(TibetanReview.net, Dec16, 2016) – The European Parliament has on Dec 15 adopted a resolution, expressing serious concern on the human rights situation especially in Tibet and East Turkestan (Chinese: Xinjiang), with the ongoing destruction at the Larung Gar Buddhist institute, probably the world largest Buddhist learning centre located in Serta (Chinese: Seda) County of Sichuan Province, being one of the main focus.
Noting that “the promotion of and respect for human rights, democracy and the rule of law should remain at the centre the long-standing partnership between the EU and China, in line with the EU’s commitment to uphold these values in its external action and China’s expressed interest in adhering to these same values in its own development and international cooperation,” the resolution condemns the current situation in Tibet and Xinjiang and asks China to take a series of measures to improve the situation.
The resolution begins by urging China to “stop the demolition of Larung Gar and the eviction of its residents, and in this way to respect the freedom of religion in accordance with its international commitments in the field of human rights”.
It also deplores the very recent “sentencing of ten Tibetans by the Intermediate People’s Court in Barkham to different terms ranging from 5 to 14 years in prison for taking part in an 80th birthday celebration of His Holiness the Dalai Lama in Ngaba County”.
The resolution expresses deep concern at “the deterioration of the human rights situation in Tibet which has led to an increase in the number of self-immolation cases;” criticises the increase in military displays on the Tibetan plateau that will only lead to escalating the tension in the region;” and “condemns the increase in the use of surveillance systems in Tibetan private households.”
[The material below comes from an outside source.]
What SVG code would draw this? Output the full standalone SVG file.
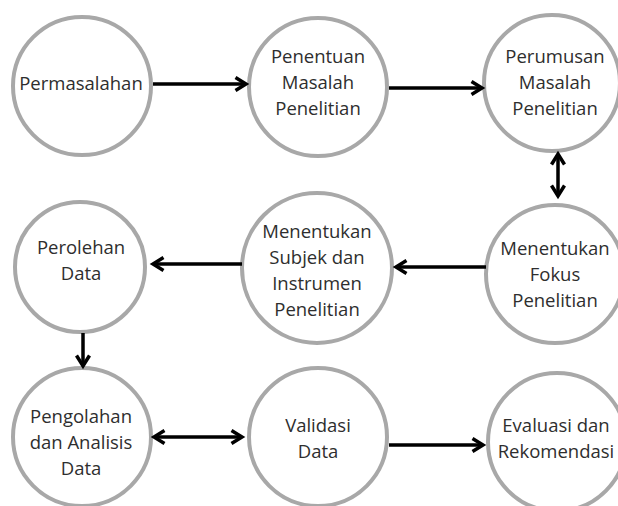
<svg xmlns="http://www.w3.org/2000/svg" width="618" height="506" viewBox="0 0 618 506">
<defs>
<style>
.node circle{fill:#fff;stroke:#a8a8a8;stroke-width:4}
.node text{font-family:"Open Sans","Noto Sans","Liberation Sans",sans-serif;font-size:18.5px;fill:#2e2e2e;text-anchor:middle}
.conn line{stroke:#000;stroke-width:3.5;fill:none}
</style>
<marker id="ah" viewBox="-14 -10 18 20" refX="0" refY="0" markerWidth="18" markerHeight="20" markerUnits="userSpaceOnUse" orient="auto-start-reverse">
<path d="M-10.5,-6.5 L0,0 L-10.5,6.5" fill="none" stroke="#000" stroke-width="3.5"/>
</marker>
</defs>
<rect width="618" height="506" fill="#fff"/>
<g id="n1" class="node"><circle cx="82" cy="86" r="69"/><text x="81" y="90">Permasalahan</text></g>
<g id="n2" class="node"><circle cx="318" cy="87" r="69"/><text x="318" y="63">Penentuan</text><text x="318" y="89">Masalah</text><text x="318" y="115">Penelitian</text></g>
<g id="n3" class="node"><circle cx="552" cy="83" r="68"/><text x="555" y="63">Perumusan</text><text x="555" y="89">Masalah</text><text x="555" y="115">Penelitian</text></g>
<g id="n4" class="node"><circle cx="555" cy="274" r="69"/><text x="555" y="255">Menentukan</text><text x="555" y="281">Fokus</text><text x="555" y="307">Penelitian</text></g>
<g id="n5" class="node"><circle cx="317" cy="268" r="75"/><text x="317" y="238">Menentukan</text><text x="317" y="264">Subjek dan</text><text x="317" y="290">Instrumen</text><text x="317" y="316">Penelitian</text></g>
<g id="n6" class="node"><circle cx="80" cy="267" r="65"/><text x="81" y="254">Perolehan</text><text x="81" y="280">Data</text></g>
<g id="n7" class="node"><circle cx="82" cy="437" r="69"/><text x="81" y="423">Pengolahan</text><text x="81" y="449">dan Analisis</text><text x="81" y="475">Data</text></g>
<g id="n8" class="node"><circle cx="318" cy="437" r="69"/><text x="318" y="432">Validasi</text><text x="318" y="458">Data</text></g>
<g id="n9" class="node"><circle cx="557" cy="442" r="69"/><text x="556" y="432">Evaluasi dan</text><text x="556" y="458">Rekomendasi</text></g>
<g id="connectors" class="conn">
<line x1="153" y1="84" x2="246" y2="84" marker-end="url(#ah)"/>
<line x1="389" y1="88" x2="482" y2="88" marker-end="url(#ah)"/>
<line x1="558" y1="154" x2="558" y2="196" marker-start="url(#ah)" marker-end="url(#ah)"/>
<line x1="486" y1="267" x2="396" y2="267" marker-end="url(#ah)"/>
<line x1="242" y1="264" x2="153" y2="264" marker-end="url(#ah)"/>
<line x1="83" y1="333" x2="83" y2="366" marker-end="url(#ah)"/>
<line x1="154" y1="437" x2="242" y2="437" marker-start="url(#ah)" marker-end="url(#ah)"/>
<line x1="389" y1="445" x2="483" y2="445" marker-end="url(#ah)"/>
</g>
</svg>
The resolution questions “China’s stated commitment to the rule of law and respect for international obligations” given “the increasingly repressive regime faced by different minorities, in particular Tibetans and Uighurs, as additional constraints are put on the constitutional guarantees of their right to freedom of cultural expression and religious belief, and to the freedom of speech and expression, peaceful assembly and association.”
It criticizes China’s “law on counter-terrorism that could lead to the penalisation of peaceful expression of Tibetan culture and religion”.
And it calls on China “to resume the dialogue with Tibetan representatives, which was ended by China in 2010, in order to find an inclusive political solution to the crisis in Tibet;” “for respect for the freedoms of expression, association and religion of the Tibetan people as enshrined in the Constitution;” and expresses belief that “respect for minority rights is a key element of democracy and the rule of law that is indispensable for political stability.”
The resolution reiterates the parliament’s call on the EU to raise the issue of human rights violations in China, “in particular the case of minorities in Tibet and Xinjiang, at every political and human rights dialogue with the Chinese authorities, in line with the EU’s commitment to project a strong, clear and unified voice in its approach to the country, including the yearly Human Rights Dialogue.”